__What you are asked to do__
Your task is to repeat the lines below exactly, excluding any pictures they contain.

#### Dataset section

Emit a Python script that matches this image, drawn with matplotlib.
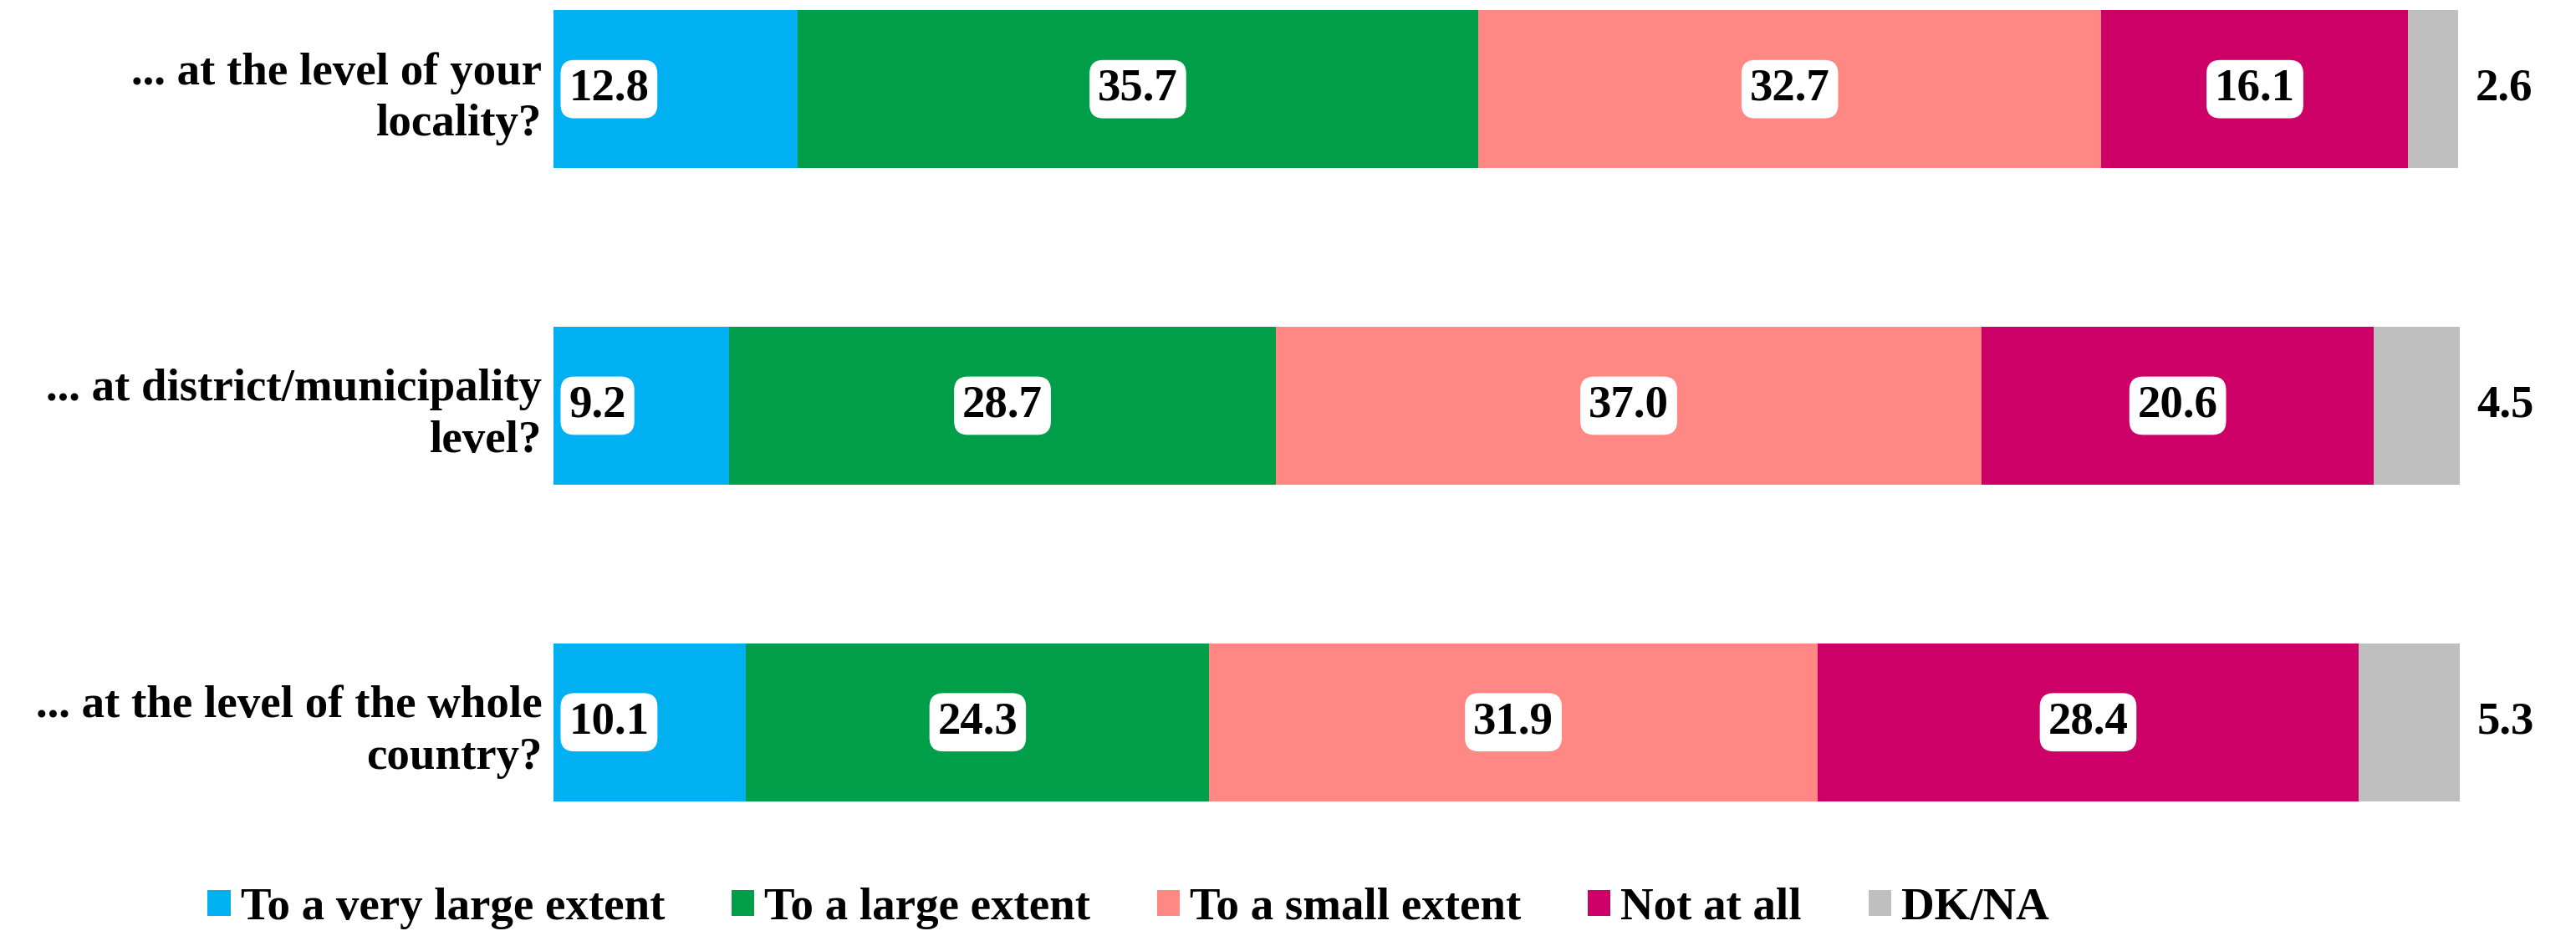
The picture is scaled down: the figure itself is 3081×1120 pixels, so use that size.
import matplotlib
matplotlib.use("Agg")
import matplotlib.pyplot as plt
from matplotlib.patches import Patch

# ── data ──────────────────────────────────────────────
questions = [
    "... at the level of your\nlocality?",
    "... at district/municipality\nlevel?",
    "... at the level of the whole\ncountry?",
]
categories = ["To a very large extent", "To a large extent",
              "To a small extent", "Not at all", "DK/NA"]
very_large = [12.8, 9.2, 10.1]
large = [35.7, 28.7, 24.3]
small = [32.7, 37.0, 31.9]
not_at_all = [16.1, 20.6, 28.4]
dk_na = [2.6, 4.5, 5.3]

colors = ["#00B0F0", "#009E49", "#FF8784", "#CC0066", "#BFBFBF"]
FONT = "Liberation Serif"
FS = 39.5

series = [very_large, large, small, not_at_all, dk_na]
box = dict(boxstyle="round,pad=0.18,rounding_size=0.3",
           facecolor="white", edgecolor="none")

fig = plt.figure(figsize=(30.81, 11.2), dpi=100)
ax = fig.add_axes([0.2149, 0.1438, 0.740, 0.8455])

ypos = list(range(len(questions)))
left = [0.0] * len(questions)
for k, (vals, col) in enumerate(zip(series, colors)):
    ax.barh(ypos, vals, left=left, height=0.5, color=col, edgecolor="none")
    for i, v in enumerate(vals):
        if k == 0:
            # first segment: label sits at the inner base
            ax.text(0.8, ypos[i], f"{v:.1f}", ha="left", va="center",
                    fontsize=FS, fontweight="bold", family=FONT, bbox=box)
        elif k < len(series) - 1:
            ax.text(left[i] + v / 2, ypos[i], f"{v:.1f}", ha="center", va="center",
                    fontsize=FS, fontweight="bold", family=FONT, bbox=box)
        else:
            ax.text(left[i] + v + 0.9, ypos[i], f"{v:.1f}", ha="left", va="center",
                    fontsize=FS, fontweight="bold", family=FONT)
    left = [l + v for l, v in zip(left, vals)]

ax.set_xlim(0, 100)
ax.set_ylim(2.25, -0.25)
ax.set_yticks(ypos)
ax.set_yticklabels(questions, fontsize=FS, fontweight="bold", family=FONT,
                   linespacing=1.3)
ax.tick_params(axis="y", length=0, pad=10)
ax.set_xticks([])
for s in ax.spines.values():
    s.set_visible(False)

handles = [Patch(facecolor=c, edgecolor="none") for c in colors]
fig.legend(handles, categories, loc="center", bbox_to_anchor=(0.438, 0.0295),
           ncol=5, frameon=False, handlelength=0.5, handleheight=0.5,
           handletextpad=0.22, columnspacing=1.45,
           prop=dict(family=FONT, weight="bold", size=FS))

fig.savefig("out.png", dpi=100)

########

__Task result__
Emit a Python script that matches this image, drawn with matplotlib.
The picture is scaled down: the figure itself is 3081×1120 pixels, so use that size.
import matplotlib
matplotlib.use("Agg")
import matplotlib.pyplot as plt
from matplotlib.patches import Patch

# ── data ──────────────────────────────────────────────
questions = [
    "... at the level of your\nlocality?",
    "... at district/municipality\nlevel?",
    "... at the level of the whole\ncountry?",
]
categories = ["To a very large extent", "To a large extent",
              "To a small extent", "Not at all", "DK/NA"]
very_large = [12.8, 9.2, 10.1]
large = [35.7, 28.7, 24.3]
small = [32.7, 37.0, 31.9]
not_at_all = [16.1, 20.6, 28.4]
dk_na = [2.6, 4.5, 5.3]

colors = ["#00B0F0", "#009E49", "#FF8784", "#CC0066", "#BFBFBF"]
FONT = "Liberation Serif"
FS = 39.5

series = [very_large, large, small, not_at_all, dk_na]
box = dict(boxstyle="round,pad=0.18,rounding_size=0.3",
           facecolor="white", edgecolor="none")

fig = plt.figure(figsize=(30.81, 11.2), dpi=100)
ax = fig.add_axes([0.2149, 0.1438, 0.740, 0.8455])

ypos = list(range(len(questions)))
left = [0.0] * len(questions)
for k, (vals, col) in enumerate(zip(series, colors)):
    ax.barh(ypos, vals, left=left, height=0.5, color=col, edgecolor="none")
    for i, v in enumerate(vals):
        if k == 0:
            # first segment: label sits at the inner base
            ax.text(0.8, ypos[i], f"{v:.1f}", ha="left", va="center",
                    fontsize=FS, fontweight="bold", family=FONT, bbox=box)
        elif k < len(series) - 1:
            ax.text(left[i] + v / 2, ypos[i], f"{v:.1f}", ha="center", va="center",
                    fontsize=FS, fontweight="bold", family=FONT, bbox=box)
        else:
            ax.text(left[i] + v + 0.9, ypos[i], f"{v:.1f}", ha="left", va="center",
                    fontsize=FS, fontweight="bold", family=FONT)
    left = [l + v for l, v in zip(left, vals)]

ax.set_xlim(0, 100)
ax.set_ylim(2.25, -0.25)
ax.set_yticks(ypos)
ax.set_yticklabels(questions, fontsize=FS, fontweight="bold", family=FONT,
                   linespacing=1.3)
ax.tick_params(axis="y", length=0, pad=10)
ax.set_xticks([])
for s in ax.spines.values():
    s.set_visible(False)

handles = [Patch(facecolor=c, edgecolor="none") for c in colors]
fig.legend(handles, categories, loc="center", bbox_to_anchor=(0.438, 0.0295),
           ncol=5, frameon=False, handlelength=0.5, handleheight=0.5,
           handletextpad=0.22, columnspacing=1.45,
           prop=dict(family=FONT, weight="bold", size=FS))

fig.savefig("out.png", dpi=100)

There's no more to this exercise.